>> START

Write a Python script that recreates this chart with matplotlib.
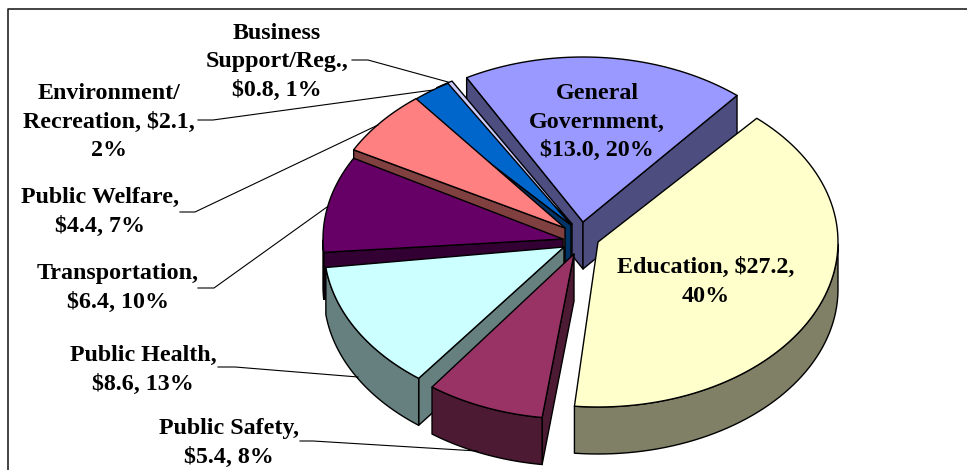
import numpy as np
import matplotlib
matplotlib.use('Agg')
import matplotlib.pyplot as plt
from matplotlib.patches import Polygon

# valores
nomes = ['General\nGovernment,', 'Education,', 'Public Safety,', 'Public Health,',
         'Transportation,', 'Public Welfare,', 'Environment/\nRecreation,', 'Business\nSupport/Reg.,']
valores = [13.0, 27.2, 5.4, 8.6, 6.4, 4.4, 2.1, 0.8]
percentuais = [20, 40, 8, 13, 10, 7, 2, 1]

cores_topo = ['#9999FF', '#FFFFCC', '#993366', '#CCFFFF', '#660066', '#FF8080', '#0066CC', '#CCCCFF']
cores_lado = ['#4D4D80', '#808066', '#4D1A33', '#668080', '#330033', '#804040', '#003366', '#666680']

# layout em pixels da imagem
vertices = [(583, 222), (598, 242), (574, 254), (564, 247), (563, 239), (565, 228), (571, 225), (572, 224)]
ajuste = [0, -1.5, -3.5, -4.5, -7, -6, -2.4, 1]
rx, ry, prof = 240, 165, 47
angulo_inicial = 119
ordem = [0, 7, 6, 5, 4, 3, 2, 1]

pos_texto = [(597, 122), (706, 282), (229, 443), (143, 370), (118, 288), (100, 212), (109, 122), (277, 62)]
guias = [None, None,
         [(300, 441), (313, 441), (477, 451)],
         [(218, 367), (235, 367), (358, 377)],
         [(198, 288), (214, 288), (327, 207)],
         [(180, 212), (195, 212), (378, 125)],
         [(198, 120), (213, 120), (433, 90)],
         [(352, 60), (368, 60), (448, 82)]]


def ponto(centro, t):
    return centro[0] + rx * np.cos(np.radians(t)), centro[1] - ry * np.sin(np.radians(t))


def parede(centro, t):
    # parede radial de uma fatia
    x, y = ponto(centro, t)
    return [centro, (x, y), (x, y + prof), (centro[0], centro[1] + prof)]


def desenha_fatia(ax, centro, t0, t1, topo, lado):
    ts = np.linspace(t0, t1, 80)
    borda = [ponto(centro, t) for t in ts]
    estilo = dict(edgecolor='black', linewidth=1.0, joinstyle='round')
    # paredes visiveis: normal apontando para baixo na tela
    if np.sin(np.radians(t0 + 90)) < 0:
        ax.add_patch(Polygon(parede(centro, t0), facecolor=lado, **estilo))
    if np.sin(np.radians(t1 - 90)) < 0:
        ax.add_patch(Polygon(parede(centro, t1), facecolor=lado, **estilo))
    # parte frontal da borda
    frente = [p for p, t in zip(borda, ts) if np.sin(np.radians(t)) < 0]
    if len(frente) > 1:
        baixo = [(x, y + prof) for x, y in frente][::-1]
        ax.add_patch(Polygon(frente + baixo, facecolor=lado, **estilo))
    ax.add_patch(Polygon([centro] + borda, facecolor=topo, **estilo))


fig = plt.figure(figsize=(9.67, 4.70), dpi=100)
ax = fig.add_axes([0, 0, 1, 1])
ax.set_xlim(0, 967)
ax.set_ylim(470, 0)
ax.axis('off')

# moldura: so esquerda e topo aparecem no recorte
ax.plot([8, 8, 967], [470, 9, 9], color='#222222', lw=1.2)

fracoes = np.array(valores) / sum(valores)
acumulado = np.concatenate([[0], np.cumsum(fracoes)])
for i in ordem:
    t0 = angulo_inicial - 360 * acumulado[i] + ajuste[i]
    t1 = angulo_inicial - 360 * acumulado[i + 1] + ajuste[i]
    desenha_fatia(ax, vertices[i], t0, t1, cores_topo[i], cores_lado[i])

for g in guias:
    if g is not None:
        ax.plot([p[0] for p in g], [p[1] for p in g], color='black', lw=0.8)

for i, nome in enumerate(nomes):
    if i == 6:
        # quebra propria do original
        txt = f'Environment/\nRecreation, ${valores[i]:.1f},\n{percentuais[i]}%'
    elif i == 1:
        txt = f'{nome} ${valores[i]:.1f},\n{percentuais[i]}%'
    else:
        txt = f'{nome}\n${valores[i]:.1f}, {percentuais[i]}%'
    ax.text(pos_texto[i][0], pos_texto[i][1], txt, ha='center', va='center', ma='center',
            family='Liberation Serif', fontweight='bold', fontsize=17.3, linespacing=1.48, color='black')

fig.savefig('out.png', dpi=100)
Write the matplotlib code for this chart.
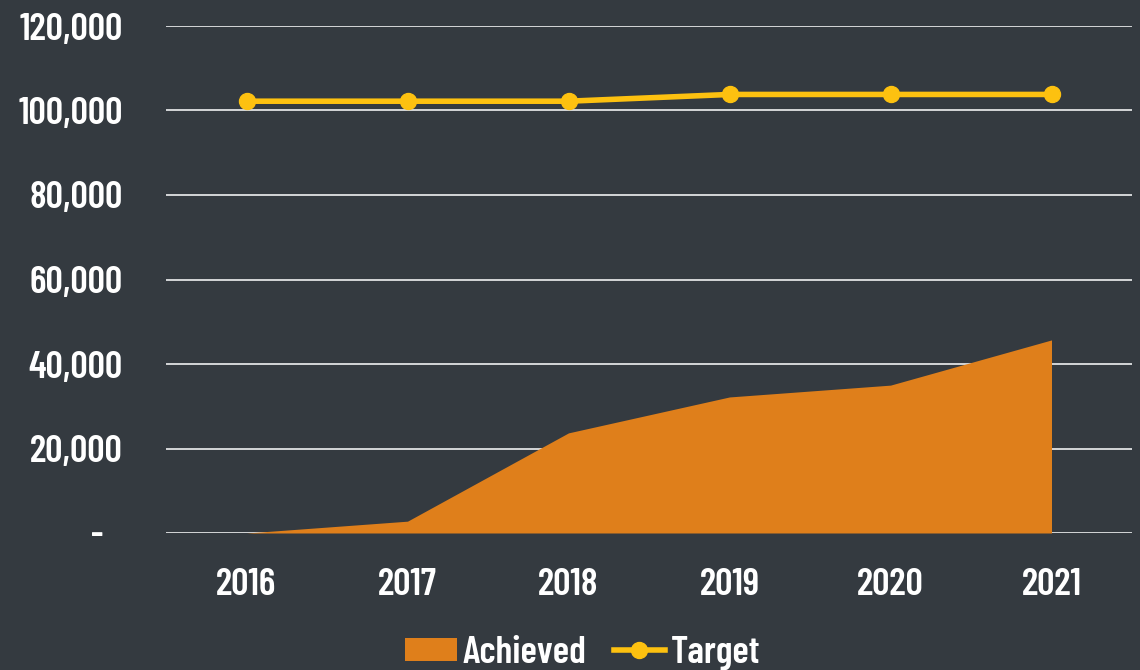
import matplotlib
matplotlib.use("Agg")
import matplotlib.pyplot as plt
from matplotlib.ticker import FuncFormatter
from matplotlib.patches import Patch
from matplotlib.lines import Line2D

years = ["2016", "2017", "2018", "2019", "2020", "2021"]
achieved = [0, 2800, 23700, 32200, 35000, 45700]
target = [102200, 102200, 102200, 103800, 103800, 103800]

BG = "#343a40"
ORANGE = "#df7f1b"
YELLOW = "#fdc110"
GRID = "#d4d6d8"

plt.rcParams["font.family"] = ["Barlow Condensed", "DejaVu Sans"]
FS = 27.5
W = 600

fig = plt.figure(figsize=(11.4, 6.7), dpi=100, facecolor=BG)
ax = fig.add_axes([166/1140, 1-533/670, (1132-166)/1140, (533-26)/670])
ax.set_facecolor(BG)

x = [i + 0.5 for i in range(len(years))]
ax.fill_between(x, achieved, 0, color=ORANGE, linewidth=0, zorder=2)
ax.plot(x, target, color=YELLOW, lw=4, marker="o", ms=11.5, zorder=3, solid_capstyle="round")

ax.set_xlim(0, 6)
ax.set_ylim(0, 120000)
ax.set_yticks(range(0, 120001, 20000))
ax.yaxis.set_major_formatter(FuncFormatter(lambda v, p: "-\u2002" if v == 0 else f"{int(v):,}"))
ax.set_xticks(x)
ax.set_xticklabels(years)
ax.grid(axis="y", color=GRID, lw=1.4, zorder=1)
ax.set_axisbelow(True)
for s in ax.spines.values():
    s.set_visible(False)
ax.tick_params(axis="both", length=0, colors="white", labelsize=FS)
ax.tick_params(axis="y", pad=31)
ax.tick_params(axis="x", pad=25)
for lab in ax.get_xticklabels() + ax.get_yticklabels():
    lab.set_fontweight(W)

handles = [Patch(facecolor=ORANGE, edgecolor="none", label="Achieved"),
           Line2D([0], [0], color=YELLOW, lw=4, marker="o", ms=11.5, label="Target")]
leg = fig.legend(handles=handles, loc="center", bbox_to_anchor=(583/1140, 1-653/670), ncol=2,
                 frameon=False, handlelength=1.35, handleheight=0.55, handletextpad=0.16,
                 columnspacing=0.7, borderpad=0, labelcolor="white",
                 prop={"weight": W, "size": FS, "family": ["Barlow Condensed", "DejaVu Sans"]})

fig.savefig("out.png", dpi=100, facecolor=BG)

>> END

Answer with one number: how many lines in the listing hold "this".

● **EXERCISE SOLUTION**
2